PENGUJIAN HIPOTESIS Tabel 7 Hasil Uji Hipotesis H1 H2 H3 H4
Hipotesis Keterlibatan kerja berpengaruh positif terhadap keyakinan diri (self-efficacy) Komitmen Organisasi berpengaruh positif terhadap keyakinan diri (self-efficacy) Lingkungan kerja berpengaruh positif terhadap keyakinan diri (self-efficacy) Keyakinan diri (self-efficacy) berpengaruh positif terhadap Motivasi Pra Pelatihan
Hasil Diterima c.r = 2.341 Diterima c.r = 2.153 Diterima c.r = 0,207 Diterima c.r = 2.548
15
H1 bahwa terdapat pengaruh positif antara keterlibatan kerja dengan keyakinan diri (self-efficacy), hal ini ditunjukkan dengan nilai C.R = 2.341 dengan probabilitas = 0,019 yang berarti semakin seorang guru terlibat dalam pekerjaannya maka akan semakin mempengaruhi keyakinan diri (self-efficacy) seorang guru.
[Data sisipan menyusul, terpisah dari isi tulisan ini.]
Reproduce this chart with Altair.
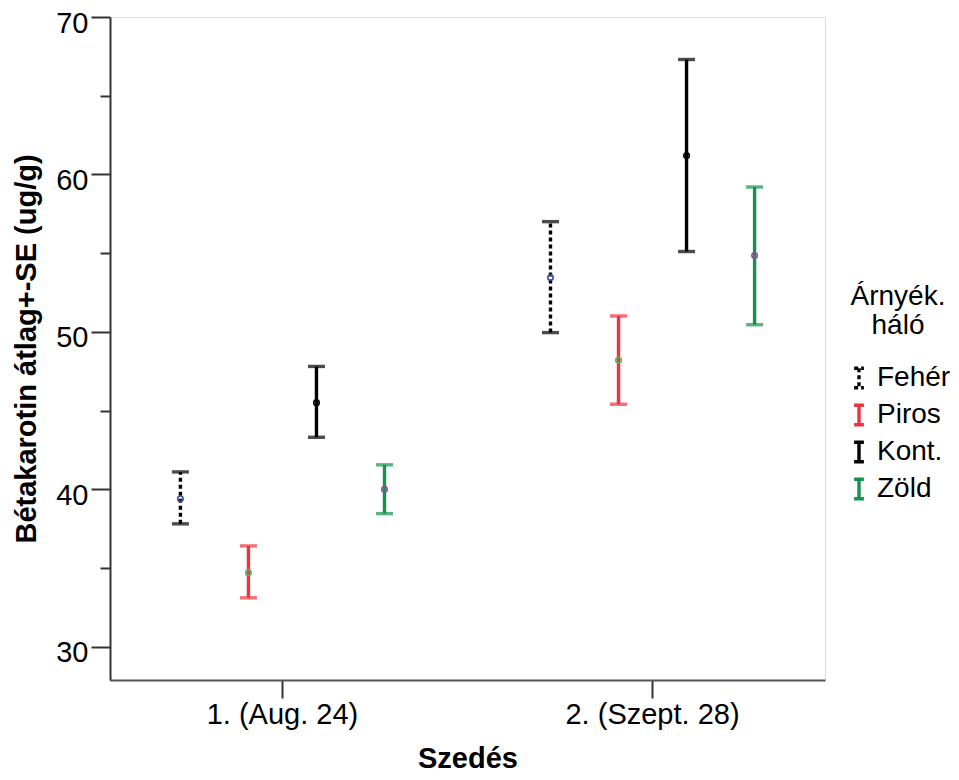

Hasil penelitian ini memdukung hasil penelitian Tracey, Hinkin, Tannenbaum dan Mathieu (2001) bahwa apabila seorang individu memiliki keterlibatan kerja yang tinggi maka individu tersebut akan lebih mengembangkan dirinya untuk mengikuti pelatihan yang sesuai dengan pekerjaannya. Hal ini juga mendukung pendapat dari Barling et al, 1988 dalam Kraiger, Ford dan Salas (1993). H 2 yang menyatakan bahwa terdapat pengaruh positif antara komitmen organisasi dengan keyakinan diri (self-efficacy), hal ini ditunjukkan dengan nilai C.R = 2.153 dengan probabilitas = 0,031 yang berarti semakin guru berkomitmen dengan sekolah dimana guru tersebut bekerja maka semakin mempengaruhi keyakinan diri (self-efficacy) seorang guru. Hasil penelitian ini mendukung penelitian dari Louis, Posner dan Powell (1973) dalam Tracey, Hinkin, Tannembaum dan Mathieu (2001) yang menyatakan ada hubungan yang signifikan antara pelatihan dengan komitmen seseorang terhadap organisasi. H3 yang menyatakan bahwa terdapat pengaruh positif antara lingkungan kerja dengan keyakinan diri (self-efficacy), hal ini ditunjukkan dengan nilai C.R = 2.186 dengan probabilitas = 0,029 yang berarti semakin lingkungan kerja mendukung guru maka semakin guru memiliki keyakinan dalam dirinya. Hasil penelitian ini mendukung Tracey, Tannenbaum dan Mathieu (2001) bahwa lingkungan kerja berpengaruh positif terhadap keyakinan diri. Dan H4 yang menyatakan terdapat pengaruh positif antara keyakinan diri (selfefficacy) dengan motivasi pra pelatihan, hal ini ditunjukkan dengan nilai C.R = 2.548 dengan probabilitas = 0,011, hal ini menunjukkan bahwa semakin guru memiliki keyakinan dalam dirinya maka semakin termotivasi untuk mengikuti pelatihan. Hasil penelitian ini sesuai dengan penelitian Tracey, Tannenbaum dan Mathieu (2001) dan Quinones (1995) bahwa keyakinan diri berpengaruh secara signifikasn terhadap motivasi pra pelatihan seseorang.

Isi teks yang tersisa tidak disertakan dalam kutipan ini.